His career became stop-start, then went into reverse. At 26, after stints at Stockport and in South Africa, he decided life as a lower-division journeyman may not pay the bills for a family with two young children.

Re-routing to police work, Broomfield progressed to the Serious Crime and Murder Squads. He worked on 30 killings but his most high-profile case - which led, coincidentally, to his being seconded to Birmingham from Manchester - was the abduction of a Midlands estate agent called Stephanie Slater.

"It turned out she was being kept in a box in the Nottingham area. The voice of the kidnapper was played on television and his wife identified him, a guy called Michael Samms. He'd also killed a Leeds prostitute, a young girl named Julie Dart."

A chance meeting on holiday with Nicky Holmes, a former Southampton captain, led to his combining the "day" job with scouting for the south-coast club. Certain skills overlapped: attention to detail, checking on the lifestyle of a suspect or a signing, and networking contacts.

The link with Leeds had its origins in an offer from the then manager, Howard Wilkinson, to assess future opponents. Broomfield went full-time under George Graham, followed him to Tottenham and then returned to work for O'Leary.

At Villa, O'Leary does not have the resources to buy what Broomfield terms "top-dollar players", such as Ridsdale sanctioned at Leeds with shocking consequences. They certainly cannot compete with Chelsea since Roman Abramovich began throwing his money around.

But last season, O'Leary and Broomfield's first at Villa, the side rose from 16th to sixth, proving the Irishman was no mere "spending manager". "As far as David was aware, the cash was there to spend [at Leeds]," asserts Broomfield. "He didn't know it was all geared to reaching the Champions' League. People talk about what we spent but they forget the value of the squad before the market crashed. We turned down £20m for Mark Viduka and they got £30m for Rio Ferdinand.

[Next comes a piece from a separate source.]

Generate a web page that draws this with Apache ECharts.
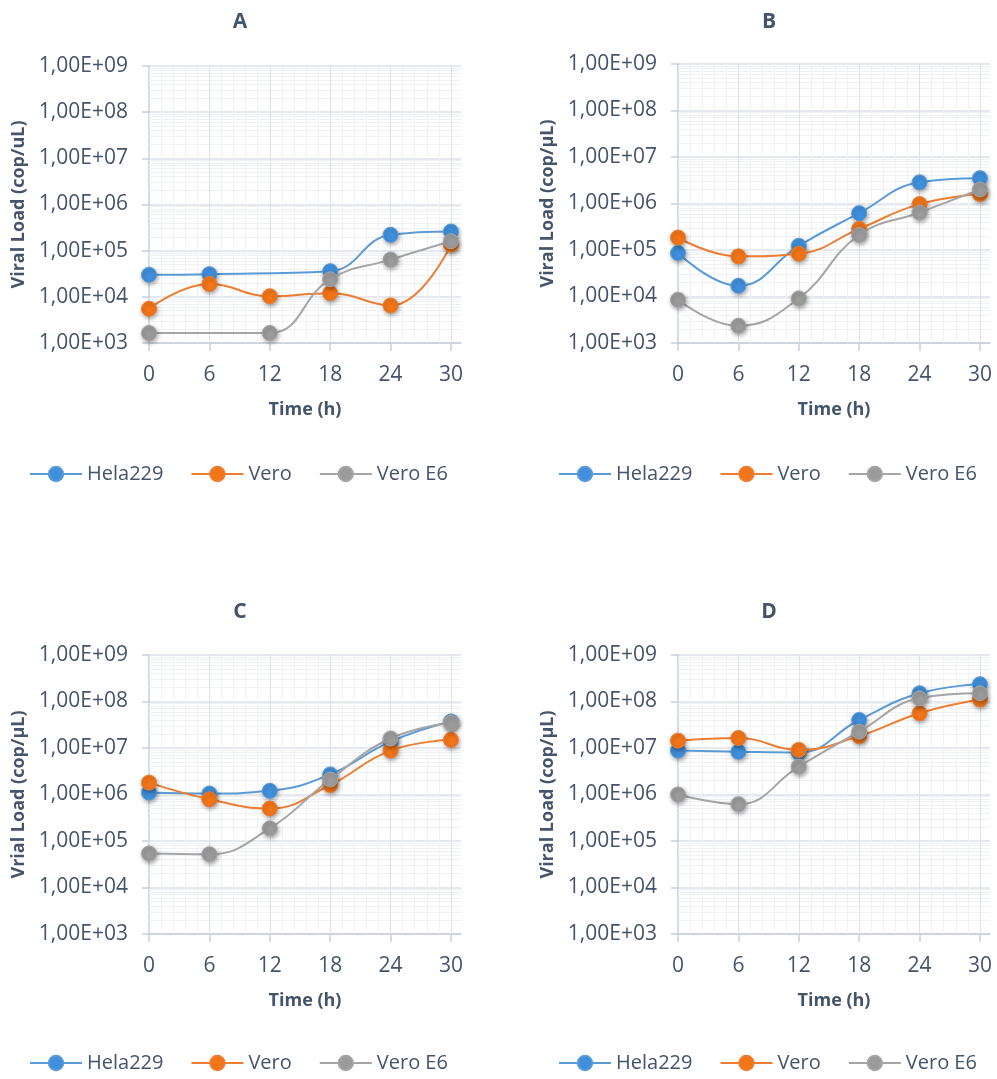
<!DOCTYPE html>
<html>
<head>
<meta charset="utf-8">
<script src="https://cdn.jsdelivr.net/npm/echarts@6/dist/echarts.min.js"></script>
<style>
  html, body { margin: 0; padding: 0; background: #ffffff; }
  #chart { width: 997px; height: 1079px; }
</style>
</head>
<body>
<div id="chart"></div>
<script>
// ---- Data: viral load (copies/µL) per time point, four experiments ----
const hours = [0, 6, 12, 18, 24, 30];
const seriesNames = ['Hela229', 'Vero', 'Vero E6'];
const panelTitles = ['A', 'B', 'C', 'D'];
const yAxisTitles = ['Viral Load (cop/uL)', 'Viral Load (cop/µL)', 'Vrial Load (cop/µL)', 'Viral Load (cop/µL)'];
const xAxisTitle = 'Time (h)';
const xTickLabels = [0, 6, 12, 18, 24, 30];

// Panel A (null = no measurement at that time point)
const helaA   = [3.0e4, 3.1e4, null,   3.6e4,  2.2e5,  2.6e5];
const veroA   = [5.5e3, 1.9e4, 1.03e4, 1.2e4,  6.5e3,  1.35e5];
const veroE6A = [1.65e3, null, 1.65e3, 2.4e4,  6.4e4,  1.6e5];

// Panel B
const helaB   = [8.6e4, 1.7e4, 1.23e5, 6.2e5, 2.85e6, 3.5e6];
const veroB   = [1.85e5, 7.3e4, 8.3e4, 2.85e5, 9.7e5, 1.6e6];
const veroE6B = [8.5e3, 2.35e3, 9.1e3, 2.1e5, 6.4e5, 2.0e6];

// Panel C
const helaC   = [1.1e6, 1.05e6, 1.2e6, 2.7e6, 1.37e7, 3.7e7];
const veroC   = [1.8e6, 7.9e5, 5.0e5, 1.6e6, 8.8e6, 1.5e7];
const veroE6C = [5.4e4, 5.2e4, 1.87e5, 2.1e6, 1.6e7, 3.5e7];

// Panel D
const helaD   = [8.8e6, 8.3e6, 8.0e6, 4.0e7, 1.5e8, 2.35e8];
const veroD   = [1.44e7, 1.64e7, 9.1e6, 1.8e7, 5.6e7, 1.1e8];
const veroE6D = [1.0e6, 6.2e5, 3.97e6, 2.24e7, 1.17e8, 1.5e8];

const panelData = [
  [helaA, veroA, veroE6A],
  [helaB, veroB, veroE6B],
  [helaC, veroC, veroE6C],
  [helaD, veroD, veroE6D]
];

// ---- Layout and styling ----
const FONT = '"Open Sans", "Noto Sans", sans-serif';
const TEXT = '#44546a';
const AXIS_LINE = '#c9d0dc';
const GRID_MAJOR = '#dde1e8';
const GRID_MINOR = '#eff1f5';
const lineColors = ['#5b9bd5', '#ed7d31', '#a5a5a5'];
const markerColors = ['#3f8fdc', '#f27518', '#9b9b9b'];
const X_MAX = 31;

const panels = [
  { titleX: 235, titleY: 7,   left: 149, top: 66,  width: 312, height: 277, legendLeft: 29,  legendTop: 464 },
  { titleX: 764, titleY: 7,   left: 678, top: 64,  width: 312, height: 279, legendLeft: 558, legendTop: 464 },
  { titleX: 235, titleY: 597, left: 149, top: 655, width: 312, height: 279, legendLeft: 29,  legendTop: 1053 },
  { titleX: 764, titleY: 597, left: 678, top: 655, width: 312, height: 279, legendLeft: 558, legendTop: 1053 }
];

function sciLabel(v) {
  const e = Math.round(Math.log10(v));
  return '1,00E+' + (e < 10 ? '0' + e : String(e));
}

// Gridline positions: decade sub-divisions on the log axis, 1.2 h steps on the time axis
function gridMarkLines() {
  const items = [];
  for (let k = 3; k < 9; k++) {
    for (let m = 2; m <= 9; m++) {
      items.push({ yAxis: m * Math.pow(10, k), lineStyle: { color: GRID_MINOR, width: 1, type: 'solid' } });
    }
  }
  for (let i = 1; i * 1.2 < X_MAX; i++) {
    const x = Math.round(i * 1.2 * 10) / 10;
    const major = i % 5 === 0;
    items.push({ xAxis: x, lineStyle: { color: major ? GRID_MAJOR : GRID_MINOR, width: 1, type: 'solid' } });
  }
  return items;
}

const option = {
  backgroundColor: '#ffffff',
  animation: false,
  title: [], grid: [], xAxis: [], yAxis: [], legend: [], series: []
};

panels.forEach((p, idx) => {
  option.title.push({
    text: panelTitles[idx],
    left: p.titleX, top: p.titleY, textAlign: 'center',
    textStyle: { fontFamily: FONT, fontWeight: 'bold', fontSize: 21, color: TEXT }
  });
  option.grid.push({ left: p.left, top: p.top, width: p.width, height: p.height, containLabel: false });
  option.xAxis.push({
    type: 'value', gridIndex: idx, min: 0, max: X_MAX,
    name: xAxisTitle, nameLocation: 'middle', nameGap: 58,
    nameTextStyle: { fontFamily: FONT, fontWeight: 'bold', fontSize: 18, color: TEXT },
    axisLine: { show: true, lineStyle: { color: AXIS_LINE, width: 1.5 } },
    axisTick: { show: true, inside: false, length: 8, customValues: xTickLabels, lineStyle: { color: AXIS_LINE, width: 1.5 } },
    axisLabel: { customValues: xTickLabels, margin: 22, fontFamily: FONT, fontSize: 21, color: TEXT },
    splitLine: { show: false }
  });
  option.yAxis.push({
    type: 'log', logBase: 10, gridIndex: idx, min: 1e3, max: 1e9, splitNumber: 6,
    name: yAxisTitles[idx], nameLocation: 'middle', nameRotate: 90, nameGap: 121,
    nameTextStyle: { fontFamily: FONT, fontWeight: 'bold', fontSize: 18, color: TEXT },
    axisLine: { show: true, lineStyle: { color: AXIS_LINE, width: 1.5 } },
    axisTick: { show: true, inside: false, length: 7, lineStyle: { color: AXIS_LINE, width: 1.5 } },
    axisLabel: { margin: 21, fontFamily: FONT, fontSize: 21, color: TEXT, formatter: sciLabel },
    splitLine: { show: true, lineStyle: { color: GRID_MAJOR, width: 1.5 } }
  });
  option.legend.push({
    left: p.legendLeft, top: p.legendTop, orient: 'horizontal', padding: 0,
    itemWidth: 52, itemHeight: 18, itemGap: 27,
    data: seriesNames,
    textStyle: { fontFamily: FONT, fontSize: 20, color: TEXT }
  });
  // gridlines, kept beneath the data lines
  option.series.push({
    type: 'line', name: 'grid' + idx, xAxisIndex: idx, yAxisIndex: idx, data: [], z: 1,
    silent: true, symbol: 'none',
    markLine: { silent: true, z: 1, symbol: ['none', 'none'], label: { show: false }, animation: false, data: gridMarkLines() }
  });
  panelData[idx].forEach((vals, s) => {
    const pts = [];
    hours.forEach((h, i) => { if (vals[i] != null) pts.push([h, vals[i]]); });
    option.series.push({
      type: 'line', name: seriesNames[s], xAxisIndex: idx, yAxisIndex: idx,
      data: pts, smooth: 0.45, z: 3 + s,
      symbol: 'circle', symbolSize: 15,
      lineStyle: { color: lineColors[s], width: 2 },
      itemStyle: {
        color: markerColors[s], borderColor: lineColors[s], borderWidth: 1,
        shadowColor: 'rgba(0,0,0,0.35)', shadowBlur: 4, shadowOffsetX: 1, shadowOffsetY: 2
      }
    });
  });
});

const chart = echarts.init(document.getElementById('chart'), null, { renderer: 'canvas' });
chart.setOption(option);
</script>
</body>
</html>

"The players we brought in at Villa last season - Thomas Sorensen, Gavin McCann and Nolberto Solano - didn't cost massive amounts, but they all came off. We added Martin Laursen, Carlton Cole [from Chelsea], Vaclav Drobny [Strasbourg] and Mathieu Berson [Nantes] this summer, but also let lots of players go. We're still short of numbers, and you never stop looking for that extra quality to help you attack the big boys.

"We try to find players who are bronze or silver and turn them into silver and gold. We did it at Leeds with Olivier Dacourt, Michael Bridges and Eirik Bakke. But it's becoming harder to find players in this country. For a similar price to someone from the lower divisions you can take the best of the Dutch, Czech or French Under-21s.

"The crucial thing is not so much what you bring into a club. It's what you keep out. Villa have probably spent £50m in recent years on players they got nothing back on: Stan Collymore, Bosko Balaban, John Fashanu and so on."

The fans have tended to vent their frustration on the veteran chairman, Doug Ellis. Now that they can sense the club advancing again, will O'Leary be able to satisfy expectations? "The competition's very intense," says Broomfield, with Villa again in sixth place. "Even before you get to the big three there's Newcastle and Liverpool.

"I also look at the money Tottenham have splashed out this past year and at what Middlesbrough and Birmingham have spent. They haven't cost big fees, but the wages for people like Viduka and [Muzzy] Izzet will run into millions."

Villa, explains Broomfield, intend to invest prudently and develop home-grown talent. He talks, as if discussing undercover surveillance in his former job, of "proceeding quietly". It would never do for rouble-rich Chelsea and some will say it represents a departure for O'Leary - though the patient stalking of Laursen flies in the face of lazy stereotypes.